In the manufacture of integrated circuit wafers, the cost of capital equipment is one of the costliest investments. To generate profits, you need to utilize your clean room facilities to their highest capacity. In addition, these tools can be extremely complex to operate. To be successful you have to make the operation consistent and reproducible. You need to do this in a factory environment where you are constantly looking to keep your personnel expenses down. You can’t afford to hire Ph.D. candidates to operate these tools (nor would they want to spend 12 hour shifts doing it!). The answer is automatic, computerized interfaces.
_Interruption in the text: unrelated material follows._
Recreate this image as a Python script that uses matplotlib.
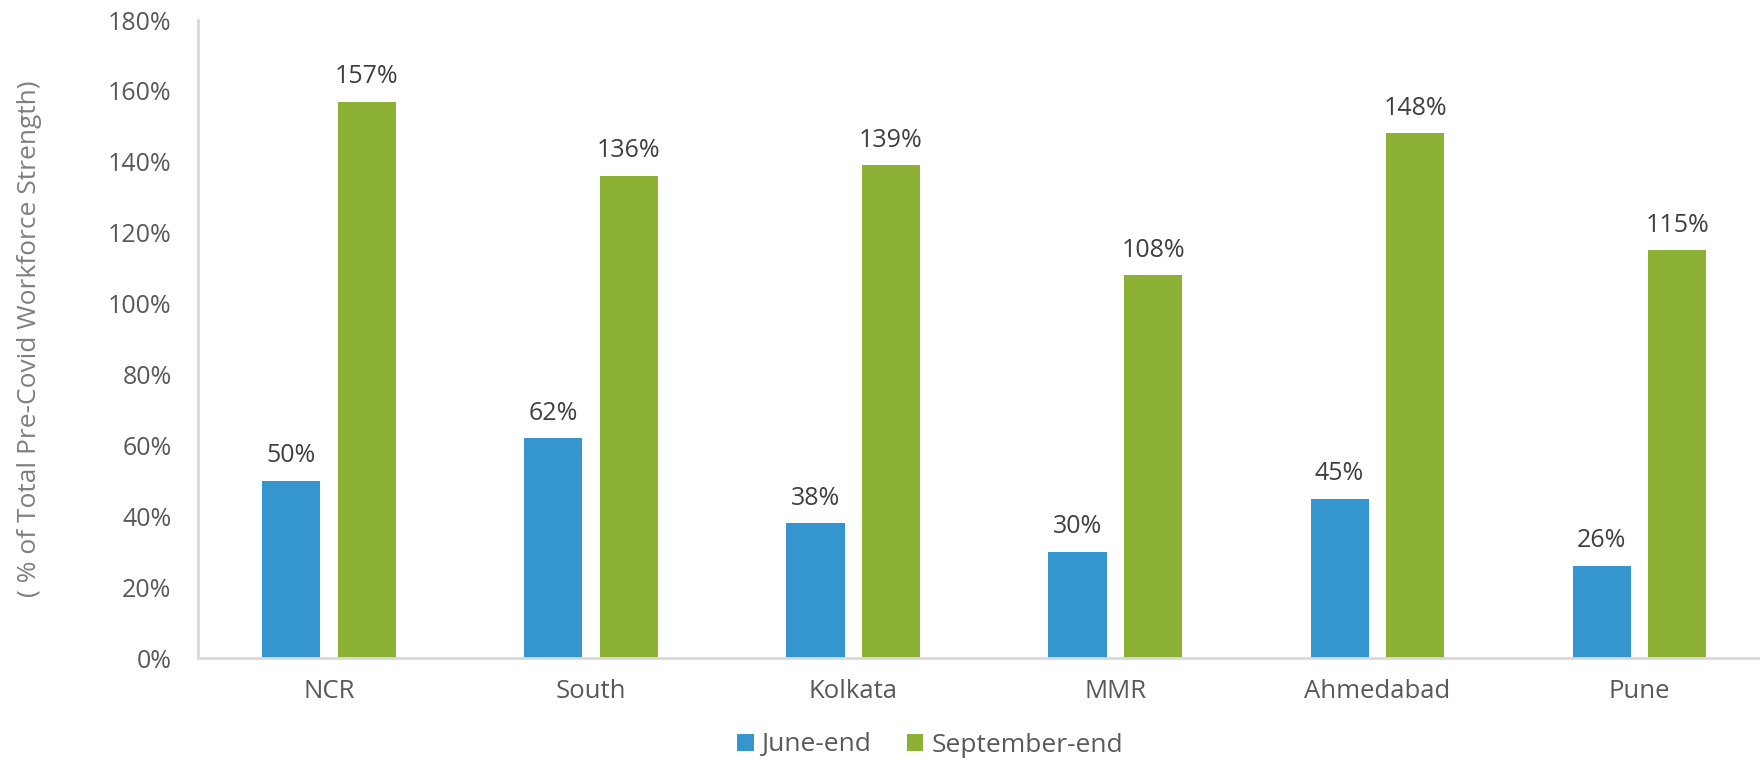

Faced with this challenge, we created an environment where the automated applications were made available to the equipment operators 24X7. To achieve this we used Sun Microsytem’s early entry (25 MB/Sec.) into the fibre channel market, specifically the SSA 100 series storage arrays, and Sun’s Ultra Sparc Enterprise 4000 computers. The data centers, 500 meters apart, were linked with 50 micron core optical fiber. At first, Sun would not certify their host bus adapters for that distance over that type of fiber. We thoroughly tested the implementation and found that at the relatively slow bit rate sustainable on this platform the distance was not an issue. Sun certified this solution through their service arm after reviewing the results of our tests. These systems have been in trouble free operation since 1996.
We used Sun’s Solstice Disk Suite to mirror the data between data centers. At the time we evaluated Veritas Volume Manager and found that Sun had a big leg up in that space. (This later turned around and Sun partnered heavily with Veritas to enable their product to leapfrog Disksuite) We found that Tidal Wave First Watch had been bundled up by the Qualix Group and was fully capable of the complex scripting needed to control the myriad of application software brought to bear on the problem of logical equipment control.
The end result was 6 pairs of primary/secondary computer configurations that controlled over 300 facilities. Studies with the University of Central Florida showed that the uptime of the automated applications helped Lucent save millions of dollars through higher productivity and product yields.